EL PODER DE LA CONCIENCIA
- Por Alex Noguera
- Periodista
- alexnoguera230@gmail.com
En apenas 15 días, el 2 de abril, la Semana Santa inicia con el domingo de Ramos y luego como por arte de magia todo se acelerará con las compras y el trabajo adelantado hasta el miércoles al mediodía, cuando todo se detiene y “la reflexión” comienza. O al menos debería.
No hizo falta el peligro de la entrada de la gripe aviar al país para que subiera el precio de los huevos, ingrediente esencial para elaborar la tradicional chipa, así como el almidón, el queso Paraguay, la cerveza, etc. Bueno, cada uno tiene su propia receta, ¿verdad?

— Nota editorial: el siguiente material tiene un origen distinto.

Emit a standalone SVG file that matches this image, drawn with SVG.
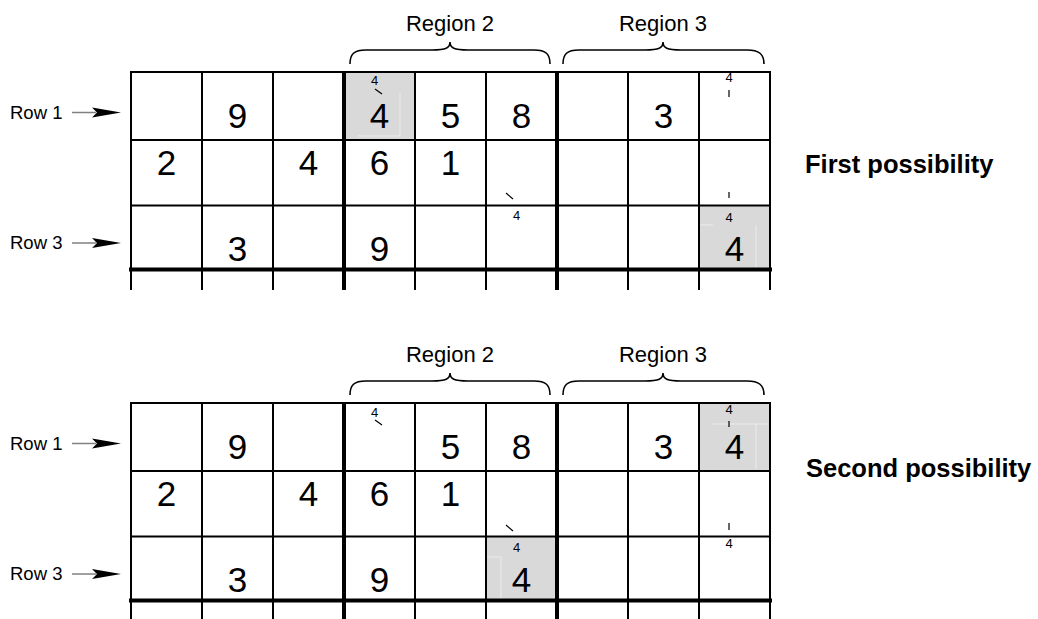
<svg xmlns="http://www.w3.org/2000/svg" xmlns:xlink="http://www.w3.org/1999/xlink" width="1038" height="619" viewBox="0 0 1038 619">
<style>
.thin{stroke:#000;stroke-width:2;fill:none}
.thick{stroke:#000;stroke-width:4;fill:none}
.big{font-family:"Liberation Sans",Arial,sans-serif;font-size:35px;text-anchor:middle;fill:#000}
.small{font-family:"Liberation Sans",Arial,sans-serif;font-size:13px;text-anchor:middle;fill:#000}
.lbl{font-family:"Liberation Sans",Arial,sans-serif;font-size:18.5px;fill:#000}
.reg{font-family:"Liberation Sans",Arial,sans-serif;font-size:22px;text-anchor:middle;fill:#000}
.poss{font-family:"Liberation Sans",Arial,sans-serif;font-size:25.5px;font-weight:bold;fill:#000}
.tick{stroke:#000;stroke-width:1.2}
.gray{fill:#d9d9d9}
.faint{stroke:#ececec;stroke-width:1;fill:none}
.brace{stroke:#000;stroke-width:1.6;fill:none}
.shaft{stroke:#808080;stroke-width:1.5}
</style>
<defs>
<g id="gridlines">
<path class="thin" d="M131,72H770M131,140H770M131,205.5H770"/>
<path class="thick" d="M129,269.5H772"/>
<path class="thin" d="M131,71V290M202,72V290M273,72V290M415,72V290M486,72V290M628,72V290M699,72V290M770,71V290"/>
<path class="thick" d="M344,72V290M557,72V290"/>
</g>
<g id="braces">
<path class="brace" d="M350,64 C350,54 354,50 366,50 L432,50 C446,50 450,48 450,42 C450,48 454,50 468,50 L534,50 C546,50 550,54 550,64"/>
<path class="brace" d="M563,64 C563,54 567,50 579,50 L645,50 C659,50 663,48 663,42 C663,48 667,50 681,50 L747,50 C759,50 764,54 764,64"/>
</g>
<g id="arrow">
<line class="shaft" x1="72" y1="0" x2="96" y2="0"/>
<polygon points="121,0 92,-5 97,0 92,5" fill="#000"/>
</g>
</defs>

<g id="top-grid">
<rect class="gray" x="344" y="72" width="71" height="68"/>
<rect class="gray" x="699" y="205.5" width="71" height="64"/>
<path class="faint" d="M400,93V136M358,136H400M700,225H713M756,225V268"/>
<use xlink:href="#gridlines"/>
<g id="top-digits">
<text class="big" x="237.5" y="128">9</text>
<text class="big" x="379.5" y="128">4</text>
<text class="big" x="450.5" y="128">5</text>
<text class="big" x="521.5" y="128">8</text>
<text class="big" x="663.5" y="128">3</text>
<text class="big" x="166.5" y="175">2</text>
<text class="big" x="308.5" y="175">4</text>
<text class="big" x="379.5" y="175">6</text>
<text class="big" x="450.5" y="175">1</text>
<text class="big" x="237.5" y="260.5">3</text>
<text class="big" x="379.5" y="260.5">9</text>
<text class="big" x="734.5" y="260.5">4</text>
</g>
<g id="top-marks">
<text class="small" x="374.5" y="85">4</text>
<line class="tick" x1="375" y1="89" x2="382" y2="94"/>
<text class="small" x="729" y="82">4</text>
<line class="tick" x1="729" y1="90" x2="729" y2="97"/>
<line class="tick" x1="506" y1="193" x2="513" y2="199"/>
<text class="small" x="516.5" y="220">4</text>
<line class="tick" x1="729" y1="192" x2="729" y2="198"/>
<text class="small" x="729" y="221.5">4</text>
</g>
</g>

<g id="bottom-grid">
<rect class="gray" x="699" y="403" width="71" height="67.5"/>
<rect class="gray" x="486" y="536.5" width="71" height="64"/>
<path class="faint" d="M713,424H768M756,424V469M501,557V599M487,557H501"/>
<use xlink:href="#gridlines" transform="translate(0,331)"/>
<g id="bottom-digits">
<text class="big" x="237.5" y="459">9</text>
<text class="big" x="450.5" y="459">5</text>
<text class="big" x="521.5" y="459">8</text>
<text class="big" x="663.5" y="459">3</text>
<text class="big" x="734.5" y="459">4</text>
<text class="big" x="166.5" y="506">2</text>
<text class="big" x="308.5" y="506">4</text>
<text class="big" x="379.5" y="506">6</text>
<text class="big" x="450.5" y="506">1</text>
<text class="big" x="237.5" y="591.5">3</text>
<text class="big" x="379.5" y="591.5">9</text>
<text class="big" x="521.5" y="591.5">4</text>
</g>
<g id="bottom-marks">
<text class="small" x="374.5" y="416.5">4</text>
<line class="tick" x1="375" y1="420" x2="382" y2="425"/>
<text class="small" x="729" y="414">4</text>
<line class="tick" x1="729" y1="421" x2="729" y2="427"/>
<line class="tick" x1="506" y1="525" x2="513" y2="531"/>
<text class="small" x="516.5" y="552">4</text>
<line class="tick" x1="729" y1="523" x2="729" y2="530"/>
<text class="small" x="729" y="548">4</text>
</g>
</g>

<g id="region-labels-top">
<use xlink:href="#braces"/>
<text class="reg" x="450" y="31">Region 2</text>
<text class="reg" x="663" y="31">Region 3</text>
</g>
<g id="region-labels-bottom">
<use xlink:href="#braces" transform="translate(0,331)"/>
<text class="reg" x="450" y="362">Region 2</text>
<text class="reg" x="663" y="362">Region 3</text>
</g>

<g id="row-labels">
<text class="lbl" x="10" y="118.5">Row 1</text>
<text class="lbl" x="10" y="249">Row 3</text>
<text class="lbl" x="10" y="449.5">Row 1</text>
<text class="lbl" x="10" y="580">Row 3</text>
</g>
<g id="connectors">
<use xlink:href="#arrow" transform="translate(0,112.5)"/>
<use xlink:href="#arrow" transform="translate(0,243)"/>
<use xlink:href="#arrow" transform="translate(0,443.5)"/>
<use xlink:href="#arrow" transform="translate(0,574)"/>
</g>

<g id="captions">
<text class="poss" x="805" y="173">First possibility</text>
<text class="poss" x="806" y="477">Second possibility</text>
</g>
</svg>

Eso me hace recordar al finado don Melgarejo, un vecino muy apreciado por todo el barrio, que cada año por estas fechas cumplía el mismo rito de siempre. A pesar de no ser un hombre al que le sobrara el dinero, sí gozaba de toda la libertad del mundo puesto que recorría las veredas de todos con las manos en los bolsillos, en los que siempre guardaba una ración generosa de coquitos, que se pasaba masticando sin parar.
“Melga” tenía su propia receta secreta de chipa. Cada año era igual. A las 3:00 de la mañana ya se levantaba, aunque lloviera, para elegir la mejor leña que usaría en su tatakua. No permitía ni que su mujer ni que sus hijas se metieran en lo que él considerada sagrado; la mezcla de los ingredientes. Así solo él sabía de qué estaba compuesta esa masa que ya era conocida –y sobre todo temida– por todos los parientes y circundantes del vecindario.

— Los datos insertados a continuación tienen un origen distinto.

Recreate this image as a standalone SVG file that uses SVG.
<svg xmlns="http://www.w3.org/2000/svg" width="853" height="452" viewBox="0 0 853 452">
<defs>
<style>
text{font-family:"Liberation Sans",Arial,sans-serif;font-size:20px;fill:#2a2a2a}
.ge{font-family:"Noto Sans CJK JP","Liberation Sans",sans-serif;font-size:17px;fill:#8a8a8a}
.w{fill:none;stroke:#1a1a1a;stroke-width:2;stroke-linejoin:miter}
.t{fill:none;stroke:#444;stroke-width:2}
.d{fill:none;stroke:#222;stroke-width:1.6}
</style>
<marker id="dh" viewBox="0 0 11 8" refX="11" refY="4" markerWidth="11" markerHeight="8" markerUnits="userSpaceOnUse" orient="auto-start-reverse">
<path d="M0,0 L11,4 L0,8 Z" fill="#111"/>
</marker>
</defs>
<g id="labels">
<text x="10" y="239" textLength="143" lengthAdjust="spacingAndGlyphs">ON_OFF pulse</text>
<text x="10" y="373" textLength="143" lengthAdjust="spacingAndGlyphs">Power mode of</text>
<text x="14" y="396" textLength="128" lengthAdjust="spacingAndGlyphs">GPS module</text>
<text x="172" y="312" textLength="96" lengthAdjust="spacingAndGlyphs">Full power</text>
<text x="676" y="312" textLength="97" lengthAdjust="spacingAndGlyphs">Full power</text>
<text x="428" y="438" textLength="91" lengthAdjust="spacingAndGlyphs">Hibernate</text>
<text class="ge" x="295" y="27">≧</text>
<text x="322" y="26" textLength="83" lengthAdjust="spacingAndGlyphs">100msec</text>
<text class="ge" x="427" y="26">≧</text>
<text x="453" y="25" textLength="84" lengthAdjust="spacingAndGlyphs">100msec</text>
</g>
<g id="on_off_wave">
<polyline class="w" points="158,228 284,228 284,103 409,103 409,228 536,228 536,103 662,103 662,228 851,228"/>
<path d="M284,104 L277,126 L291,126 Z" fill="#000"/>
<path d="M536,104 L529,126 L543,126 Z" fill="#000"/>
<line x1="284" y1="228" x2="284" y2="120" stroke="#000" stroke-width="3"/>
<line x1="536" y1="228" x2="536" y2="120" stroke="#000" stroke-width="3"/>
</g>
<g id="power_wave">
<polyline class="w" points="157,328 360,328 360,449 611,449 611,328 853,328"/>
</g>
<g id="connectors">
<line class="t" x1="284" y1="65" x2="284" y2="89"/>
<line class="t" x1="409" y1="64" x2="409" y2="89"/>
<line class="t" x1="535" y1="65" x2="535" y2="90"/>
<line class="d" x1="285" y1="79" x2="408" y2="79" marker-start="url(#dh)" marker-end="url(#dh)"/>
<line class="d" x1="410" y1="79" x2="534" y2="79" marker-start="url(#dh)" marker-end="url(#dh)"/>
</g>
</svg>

Y desde las 5:00, religiosamente, durante cuatro horas “el experto” amasaba con furia ese intrincado menjunje de sabores, para finalmente darle forma y con las hojas de banana que cortaba en el fondo de su patio metía al horno de barro, que más parecía la puerta del infierno que una posibilidad de gloria.
El resultado era consabido. Para los novatos era la razonable duda o al menos una instintiva sospecha; para los que habían probado antes esa chipa… era para espantarse.
Aun así, la generosidad de “Melga” no tenía límites y ofrecía a todo el mundo el fruto de su esfuerzo con la mejor sonrisa. Los amigos aceptaban con el mayor cinismo el regalo y le devolvían el gesto con la más falsa sonrisa que pudieran imaginar. Y así, el lunes después de Pascua, dentro de las bolsas de basura que esperaban al camión recolector estaban escondidas todas esas amedrentadoras bolas que “Melga” llamaba chipa. Nadie se arriesgaba a dar ese peligroso elemento ni siquiera a algún perro callejero, menos a su propia mascota. A no ser que la odiaran.
El bueno de Melgarejo tenía otra característica. Siempre recibía en esas ocasiones a personas que le pedían comida –y bebida– que se decían “muy pobres”. Y el larguirucho bigotón, como era conocido, en su extrema inocencia, compartía con resignado disgusto familiar el alimento que tenían para la mesa.
Los avivados eran los de siempre, los haraganes que no trabajaban y que querían tomar y comer sin mover un dedo.
No sé si “Melga” se daba cuenta de esa estafa sentimental de la que era víctima, pero su espíritu religioso le conminaba a compartir el pan (y sobre todo a pedido de los “invitados”, el vino) con los más necesitados.
Todos estos recuerdos se confabulan para convertirse en nostalgia del ayer, pero volviendo al presente, esta anécdota sirve para entender que es tiempo de reflexionar, ya que en pocas semanas también llega el 30 de abril, fecha clave para decidir sobre nuestro futuro en los próximos cinco años.
Unos, como Melgarejo, se pasan la vida trabajando porque el trabajo es la única opción válida para salir de la pobreza. Otros, como los avivados del buen bigotón, se pasan estafando y mintiendo a los demás, y aprovechándose de su bondad para seguir viviendo sin trabajar y bebiendo y comiendo el fruto del esfuerzo ajeno.
No nos dejemos engañar con las promesas de un mundo mejor sin trabajar. Esa receta es más falsa que la chipa de Melgarejo.